Now a quick solution on the smoking ban. If non smokers want fresh air they should go outside. Simple!

The N.H.S. is being allowed special facilities for gays, lesbians and ethnic minorities but apparently still have the hated mixed wards. My simple solution is to put gay men with the women and lesbians with the men There you are, sorted!

Golf Clubs with more than 25 members cannot discriminate against women. Does this mean that as long as the women are old farts, self opinionated and dress weird they can fit in no problem?

The hunting ban, the prison overcrowding and paedophiles are crying out for an efficient and simple solution. The solution stands out and is crying out to be implemented solving 3 problems in one go. Forget the foxes, let’s have paedophiles hunting instead. I could think of nothing more satisfying than seeing a paedophile being ripped apart, limb by limb, by a pack of poor unemployed hounds.

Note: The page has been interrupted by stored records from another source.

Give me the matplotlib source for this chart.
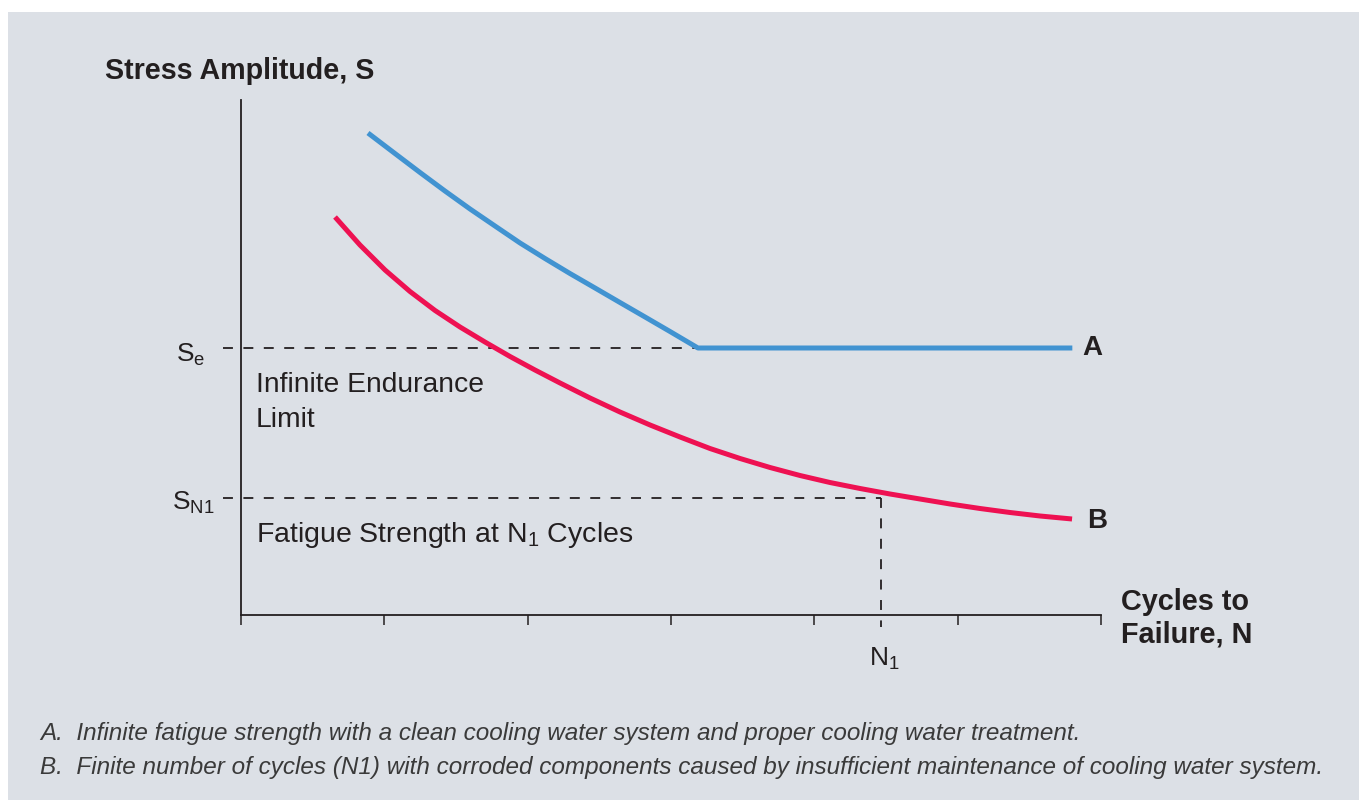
import matplotlib
matplotlib.use("Agg")
import matplotlib.pyplot as plt
from matplotlib.patches import Rectangle

# Courbe A (bleue) : décroissance puis limite d'endurance
blue_x = [0.886, 1.074, 1.249, 1.423, 1.598, 1.772, 1.947, 2.121, 2.295,
          2.470, 2.644, 2.819, 2.993, 3.188, 5.80]
blue_y = [4.82, 4.615, 4.425, 4.24, 4.06, 3.89, 3.72, 3.565, 3.415,
          3.27, 3.125, 2.98, 2.835, 2.67, 2.67]

# Courbe B (rouge) : décroissance continue
red_x = [0.656, 0.830, 1.005, 1.179, 1.354, 1.528, 1.702, 1.877, 2.051,
         2.226, 2.435, 2.644, 2.854, 3.063, 3.272, 3.482, 3.691, 3.900,
         4.109, 4.319, 4.528, 4.737, 4.947, 5.156, 5.365, 5.575, 5.798]
red_y = [3.98, 3.70, 3.45, 3.235, 3.045, 2.88, 2.73, 2.585, 2.45,
         2.32, 2.17, 2.03, 1.90, 1.78, 1.665, 1.565, 1.475, 1.395,
         1.325, 1.265, 1.21, 1.16, 1.11, 1.065, 1.025, 0.99, 0.96]

x_ticks = [0, 1, 2, 3, 4, 5, 6]
s_e = 2.67
s_n1 = 1.175
n1 = 4.466

notes = [
    "A.  Infinite fatigue strength with a clean cooling water system and proper cooling water treatment.",
    "B.  Finite number of cycles (N1) with corroded components caused by insufficient maintenance of cooling water system.",
]

BG = "#dce0e6"
INK = "#231f20"
BLUE = "#4193d1"
RED = "#ee1152"

plt.rcParams["font.family"] = ["Liberation Sans", "DejaVu Sans"]

W, H = 1359, 800
fig = plt.figure(figsize=(W / 100, H / 100), dpi=100)
fig.patch.set_facecolor("white")
fig.patches.append(Rectangle((8 / W, 0), 1, (H - 12) / H, transform=fig.transFigure,
                             facecolor=BG, edgecolor="none", zorder=-10))

ax = fig.add_axes([241 / W, (H - 615) / H, 860 / W, 515 / H])
ax.set_facecolor("none")
ax.set_xlim(0, 6)
ax.set_ylim(0, 5.15)
for side in ["top", "right"]:
    ax.spines[side].set_visible(False)
for side in ["left", "bottom"]:
    ax.spines[side].set_linewidth(1.3)
    ax.spines[side].set_color(INK)
ax.set_xticks(x_ticks)
ax.set_yticks([])
ax.tick_params(axis="x", direction="out", length=7.2, width=1.1, color=INK, labelbottom=False)

# lignes pointillées
dash = dict(color=INK, lw=1.3, dashes=(5.5, 5.8), clip_on=False, zorder=2)
ax.plot([-0.126, blue_x[-2]], [s_e, s_e], **dash)
ax.plot([-0.126, n1], [s_n1, s_n1], **dash)
ax.plot([n1, n1], [s_n1, -0.12], **dash)

ax.plot(blue_x, blue_y, color=BLUE, lw=3.6, solid_capstyle="butt", solid_joinstyle="round", zorder=3)
ax.plot(red_x, red_y, color=RED, lw=3.6, solid_capstyle="butt", solid_joinstyle="round", zorder=3)

# étiquettes
ax.text(5.87, s_e, "A", fontsize=20, fontweight="bold", color=INK, va="center", ha="left")
ax.text(5.905, 0.94, "B", fontsize=20, fontweight="bold", color=INK, va="center", ha="left")
ax.text(-0.251, 2.53, r"S$_\mathregular{e}$", fontsize=19, color=INK, ha="right", va="baseline")
ax.text(-0.181, 1.05, r"S$_\mathregular{N1}$", fontsize=19, color=INK, ha="right", va="baseline")
ax.text(4.49, -0.50, r"N$_\mathregular{1}$", fontsize=19, color=INK, ha="center", va="baseline")
ax.text(0.105, 2.23, "Infinite Endurance", fontsize=20.3, color=INK, ha="left", va="baseline")
ax.text(0.105, 1.88, "Limit", fontsize=20.3, color=INK, ha="left", va="baseline")
ax.text(0.105, 0.73, r"Fatigue Strength at N$_\mathregular{1}$ Cycles", fontsize=20.5, color=INK,
        ha="left", va="baseline")

fig.text(105 / W, 1 - 71 / H, "Stress Amplitude, S", fontsize=20.6, fontweight="bold",
         color=INK, ha="left", va="center")
fig.text(1121 / W, 1 - 618 / H, "Cycles to\nFailure, N", fontsize=20.8, fontweight="bold",
         color=INK, ha="left", va="center", linespacing=1.2)

fig.text(40 / W, 1 - 740 / H, notes[0], fontsize=17.5, style="italic", color="#3a3a3a",
         ha="left", va="baseline")
fig.text(40 / W, 1 - 774 / H, notes[1], fontsize=17.5, style="italic", color="#3a3a3a",
         ha="left", va="baseline")

fig.savefig("out.png", dpi=100, facecolor=fig.get_facecolor())
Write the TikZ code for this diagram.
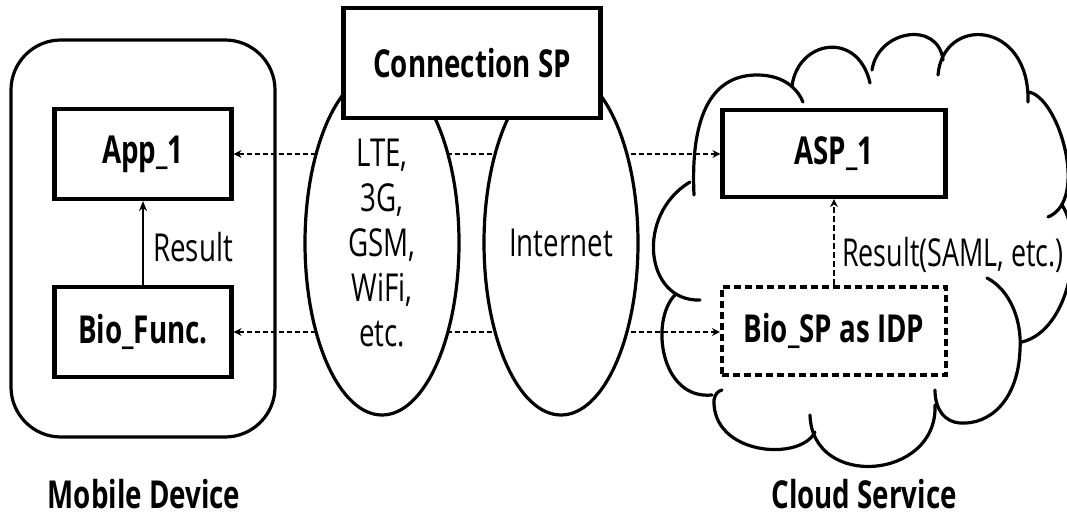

Did you hear about the Polish man who woke up from a coma 19 years later to find himself in a democratic country? I thought that most Polish fall asleep in the back of a lorry and wake up in England.

Jealous Alonso accuses the British press for not being fair on him saying that in Spain he gets more respect. Well there you go! To be a hero in Spain you just have to drive fast.

Disabled people now have a right to ramps and stair lifts in rented properties but they will have to pay for it themselves. As most disabled people bang on about not wanting to be treated differently that’s fine by me. I too want a Ferrari but I would have to pay for that myself.